Spanish intelligence services are on heightened alert as North African Salafite groups appear to be merging with al-Qaeda, strengthening the network in the Iberian peninsula, according to police anti-terror sources quoted by daily El Pais. Spain and neighbouring France are the countries most “at risk”. But other European countries where Algerian group the Organisation of al-Qaeda in the Islamic Maghreb – formerly the Salafite Group for Preaching and Combat (GPSC) – has penetrated are also vulnerable, the sources said.
France, Spain and the UK are the countries most severely affected by terrorism, and France, Spain, Italy and the Netherlands are the countries where in 2006 the highest number of Islamist terrorist suspects were arrested, according to a report on terrorism in Europe released on 10 April by the European police agency Europol.
The majority of the arrested suspects were born in Algeria, Morocco and Tunisia and had loose affiliations to North African terrorist groups such as the Moroccan Islamic Combatant Group (GICM) and the Organisation of al-Qaeda in the Islamic Maghreb, the Europol report said.
Prosecution offices have begun to cooperate in investigating Salafite terrorist financing networks, El Pais reported. The GSPC has been active in Spain for around a decade and is especially involved in terror financing, recruitment of jihadists to fight in Iraq, Chechnya and Afghanistan and in proselytising activities.

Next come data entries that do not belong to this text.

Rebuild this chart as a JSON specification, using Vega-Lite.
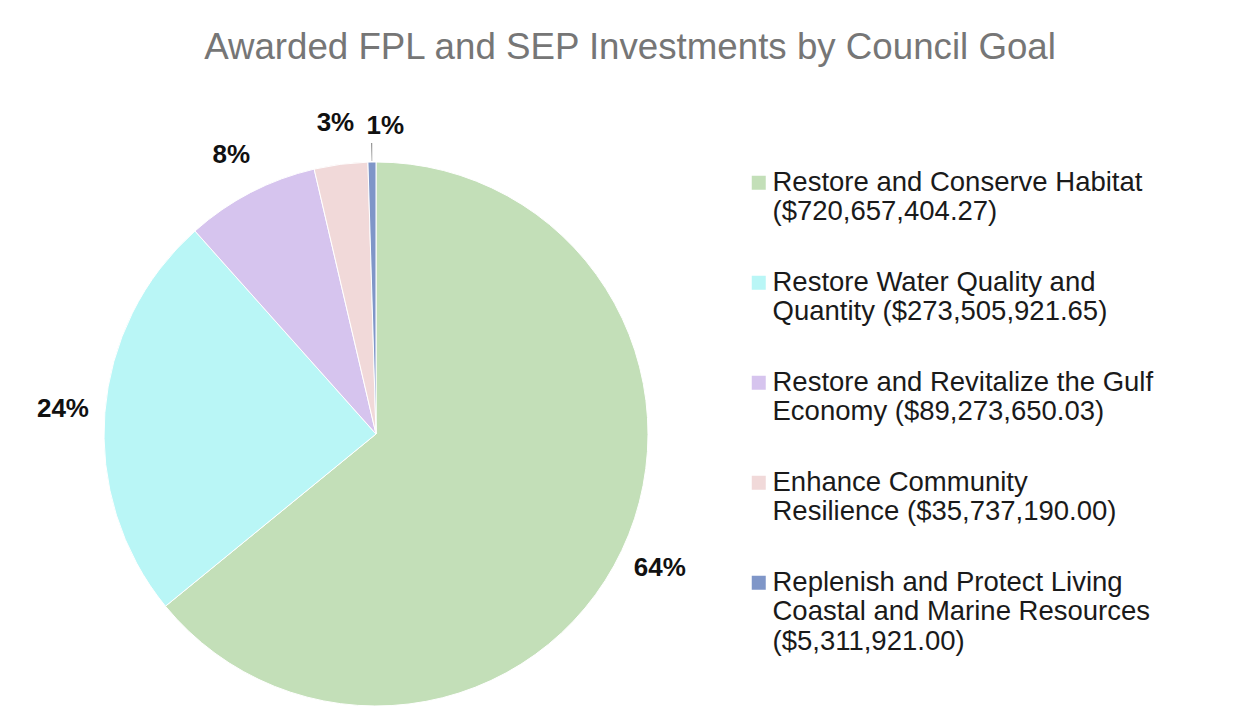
{
  "$schema": "https://vega.github.io/schema/vega-lite/v6.json",
  "width": 752,
  "height": 576,
  "padding": {"left": 0, "top": 30, "right": 0, "bottom": 0},
  "background": "white",
  "title": {
    "text": "Awarded FPL and SEP Investments by Council Goal",
    "fontSize": 36.7,
    "font": "Liberation Sans",
    "fontWeight": "normal",
    "color": "#767676",
    "anchor": "middle",
    "frame": "group",
    "dx": 254,
    "offset": 40
  },
  "config": {"view": {"stroke": null}},
  "data": {
    "values": [
      {"goal": "Restore and Conserve Habitat\n($720,657,404.27)", "value": 720657404.27, "pct": "64%"},
      {"goal": "Restore Water Quality and\nQuantity ($273,505,921.65)", "value": 273505921.65, "pct": "24%"},
      {"goal": "Restore and Revitalize the Gulf\nEconomy ($89,273,650.03)", "value": 89273650.03, "pct": "8%"},
      {"goal": "Enhance Community\nResilience ($35,737,190.00)", "value": 35737190.00, "pct": "3%"},
      {"goal": "Replenish and Protect Living\nCoastal and Marine Resources\n($5,311,921.00)", "value": 5311921.00, "pct": "1%"}
    ]
  },
  "encoding": {
    "theta": {"field": "value", "type": "quantitative", "stack": true},
    "order": {"field": "value", "type": "quantitative", "sort": "descending"}
  },
  "layer": [
    {
      "mark": {"type": "arc", "outerRadius": 272, "stroke": "white", "strokeWidth": 1},
      "encoding": {
        "color": {
          "field": "goal",
          "type": "nominal",
          "sort": null,
          "scale": {
            "domain": [
              "Restore and Conserve Habitat\n($720,657,404.27)",
              "Restore Water Quality and\nQuantity ($273,505,921.65)",
              "Restore and Revitalize the Gulf\nEconomy ($89,273,650.03)",
              "Enhance Community\nResilience ($35,737,190.00)",
              "Replenish and Protect Living\nCoastal and Marine Resources\n($5,311,921.00)"
            ],
            "range": ["#c3dfb8", "#b9f6f6", "#d6c4ee", "#f1d9d9", "#7f96c8"]
          },
          "legend": {
            "title": null,
            "orient": "none",
            "legendX": 745,
            "legendY": 23,
            "symbolType": "square",
            "symbolSize": 196,
            "symbolStrokeWidth": 0,
            "labelFont": "Liberation Sans",
            "labelFontSize": 27.5,
            "labelColor": "#1a1a1a",
            "labelLimit": 600,
            "labelOffset": 0,
            "rowPadding": 42,
            "labelExpr": "split(datum.label, '\\n')"
          }
        }
      }
    },
    {
      "mark": {"type": "arc", "innerRadius": 273, "outerRadius": 291, "padAngle": 0.019},
      "encoding": {
        "fill": {
          "condition": {"test": "datum.pct == '1%'", "value": "#808080"},
          "value": "transparent"
        }
      }
    },
    {
      "mark": {"type": "text", "radius": 314, "fontSize": 26, "fontWeight": "bold", "font": "Liberation Sans", "color": "#111111"},
      "encoding": {
        "text": {"condition": {"test": "datum.pct == '1%'", "value": ""}, "field": "pct", "type": "nominal"}
      }
    },
    {
      "mark": {"type": "text", "radius": 312, "dx": 14, "dy": 4, "fontSize": 26, "fontWeight": "bold", "font": "Liberation Sans", "color": "#111111"},
      "encoding": {
        "text": {"condition": {"test": "datum.pct != '1%'", "value": ""}, "field": "pct", "type": "nominal"}
      }
    }
  ]
}
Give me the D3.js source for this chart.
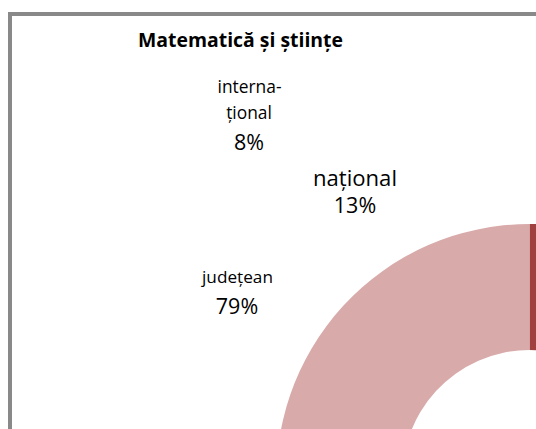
<!DOCTYPE html>
<html>
<head>
<meta charset="utf-8">
<script src="https://cdn.jsdelivr.net/npm/d3@7"></script>
<style>
  html, body { margin: 0; padding: 0; background: #fff; overflow: hidden; }
  svg { display: block; }
</style>
</head>
<body>
<svg id="chart" width="536" height="429"></svg>
<script>
// ---- data ----
const title = "Matematică și științe";
const categories = ["internațional", "național", "județean"];
const values = [8, 13, 79];
const labelLines = [["interna-", "țional"], ["național"], ["județean"]];
const percentLabels = ["8%", "13%", "79%"];
const colors = ["#A0413F", "#C0504D", "#D9AAAA"];

// ---- layout ----
const W = 536, H = 429;
const cx = 529.5, cy = 477, outerR = 253, innerR = 127;
const font = "'Open Sans', 'Noto Sans', sans-serif";

const svg = d3.select("#chart");

// chart border (chart area extends beyond the visible window)
svg.append("rect")
  .attr("x", 10).attr("y", 14)
  .attr("width", 600).attr("height", 500)
  .attr("fill", "#fff")
  .attr("stroke", "#898989")
  .attr("stroke-width", 4);

// donut
const pie = d3.pie().sort(null).value(d => d)
  .startAngle(0).endAngle(2 * Math.PI);
const arc = d3.arc().innerRadius(innerR).outerRadius(outerR);
const color = d3.scaleOrdinal().domain(categories).range(colors);

svg.append("g")
  .attr("transform", `translate(${cx},${cy})`)
  .selectAll("path")
  .data(pie(values))
  .join("path")
  .attr("d", arc)
  .attr("fill", (d, i) => color(categories[i]));

// text helpers
function addText(str, x, y, size, bold) {
  return svg.append("text")
    .attr("x", x).attr("y", y)
    .attr("text-anchor", "middle")
    .attr("font-family", font)
    .attr("font-weight", bold ? 700 : 400)
    .attr("font-size", size)
    .attr("fill", "#000")
    .text(str);
}
// size that makes str span targetW
function fitSize(str, targetW, bold) {
  const t = addText(str, 0, -100, 20, bold);
  const w = t.node().getComputedTextLength();
  t.remove();
  return w > 0 ? +(20 * targetW / w).toFixed(2) : 20;
}

addText(title, 240.5, 47, fitSize(title, 205, true), true);

const pctSize = 21.5;
// label 1: two lines, shared size
const s1 = fitSize(labelLines[0][0], 64);
addText(labelLines[0][0], 249.5, 93, s1);
addText(labelLines[0][1], 249, 119, s1);
addText(percentLabels[0], 249, 150, pctSize);
// label 2
addText(labelLines[1][0], 355, 186, fitSize(labelLines[1][0], 84));
addText(percentLabels[1], 355, 213, pctSize);
// label 3
addText(labelLines[2][0], 237.5, 283, fitSize(labelLines[2][0], 71));
addText(percentLabels[2], 237, 314, pctSize);
</script>
</body>
</html>
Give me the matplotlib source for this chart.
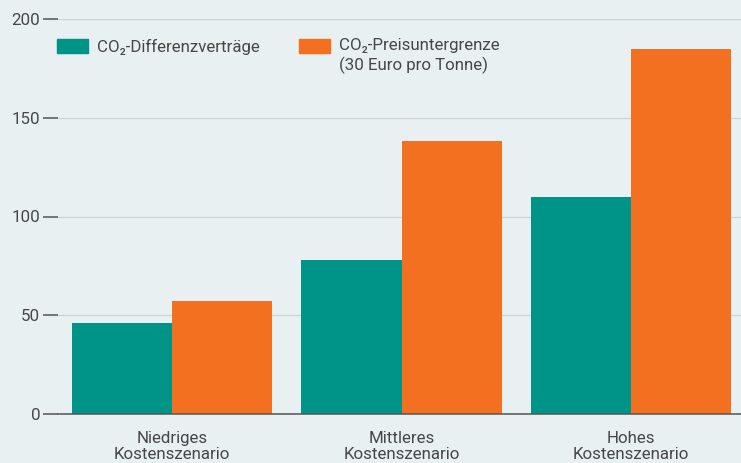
import matplotlib
matplotlib.use("Agg")
import matplotlib.pyplot as plt
from matplotlib.patches import Patch, Rectangle
from matplotlib.legend_handler import HandlerPatch
import numpy as np

categories = ["Niedriges\nKostenszenario", "Mittleres\nKostenszenario", "Hohes\nKostenszenario"]
series_names = ["CO₂-Differenzverträge\n ", "CO₂-Preisuntergrenze\n(30 Euro pro Tonne)"]
diff_values = [46, 78, 110]
floor_values = [57, 138, 185]
yticks = [0, 50, 100, 150, 200]

BG = "#E8F0F1"
TEAL = "#009488"
ORANGE = "#F37021"
TXT = "#474747"
GRID = "#CDD3D5"
FS = 12.2

plt.rcParams['font.family'] = ['Roboto', 'DejaVu Sans']

W, H = 741, 463
fig = plt.figure(figsize=(W/100, H/100), dpi=100, facecolor=BG)
ax = fig.add_axes([58/W, (H-414)/H, (W-58)/W, (414-19)/H])
ax.set_facecolor(BG)

x = np.arange(len(categories))
bw = 0.437
ax.bar(x - bw/2, diff_values, width=bw, color=TEAL, zorder=3)
ax.bar(x + bw/2, floor_values, width=bw, color=ORANGE, zorder=3)

ax.set_xlim(-0.498, 2.48)
ax.set_ylim(0, 200)
ax.set_yticks(yticks)
ax.set_yticklabels([str(v) for v in yticks], fontsize=FS, color=TXT)
ax.tick_params(axis='y', length=10.8, width=1.1, color="#555555", pad=2)
ax.set_xticks(x)
ax.set_xticklabels(categories, fontsize=FS, color=TXT, linespacing=1.13)
ax.tick_params(axis='x', length=0, pad=12)
ax.yaxis.grid(True, color=GRID, linewidth=0.9, zorder=0)
ax.axhline(0, color="#555555", linewidth=1.1, zorder=4, clip_on=False)
for s in ax.spines.values():
    s.set_visible(False)


def shifted(legend, orig_handle, xdescent, ydescent, width, height, fontsize):
    return Rectangle((-xdescent, -ydescent + 0.6 * fontsize), width, height)


handles = [Patch(color=TEAL), Patch(color=ORANGE)]
hm = {h: HandlerPatch(patch_func=shifted) for h in handles}
leg = ax.legend(handles, series_names, ncol=2, loc='upper left',
                bbox_to_anchor=(57/W, (H-38)/H), bbox_transform=fig.transFigure,
                frameon=False, fontsize=FS, handlelength=1.8, handleheight=0.85,
                handletextpad=0.55, columnspacing=2.35, labelcolor=TXT,
                borderaxespad=0, borderpad=0, handler_map=hm)
for t in leg.get_texts():
    t.set_linespacing(1.25)

fig.savefig("out.png", dpi=100, facecolor=BG)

The deadly suicide bombings in Morocco and in Algeria earlier this month have gravely worried Spain’s authorities. They have stepped up police checks at Spanish ports, especially in the Strait of Gibraltar, but have not so far raised the country’s official alert level from ‘moderate’ currently to ‘high’.
Spainish police have admitted they know very little about the Organisation of al-Qaeda in the Islamic Maghreb, which claimed responsibility for the twin suicide attacks in Algiers on 11 April that killed 30 and injured over 100.
Al-Qaeda instructed the GSPC to take under its command other groups such as the GICM, several extremist Tunisian groups and Libya’s Islamic Group, forming a single terror network for North Africa and Europe called the Union of the Arab Maghreb, Catalan daily El Periodico reported last November, citing unnamed Spanish anti-terror intelligence sources.
The GSPC last year swore allegiance to al-Qaeda and changed its name in January to the Organisation of al-Qaeda in the Islamic Maghreb. Created in 1998, the GSPC was the only militant group to have remained active and refused to abandon armed guerrilla fighting in Algeria in exchange for an government amnesty granting immunity to militants who surrendered.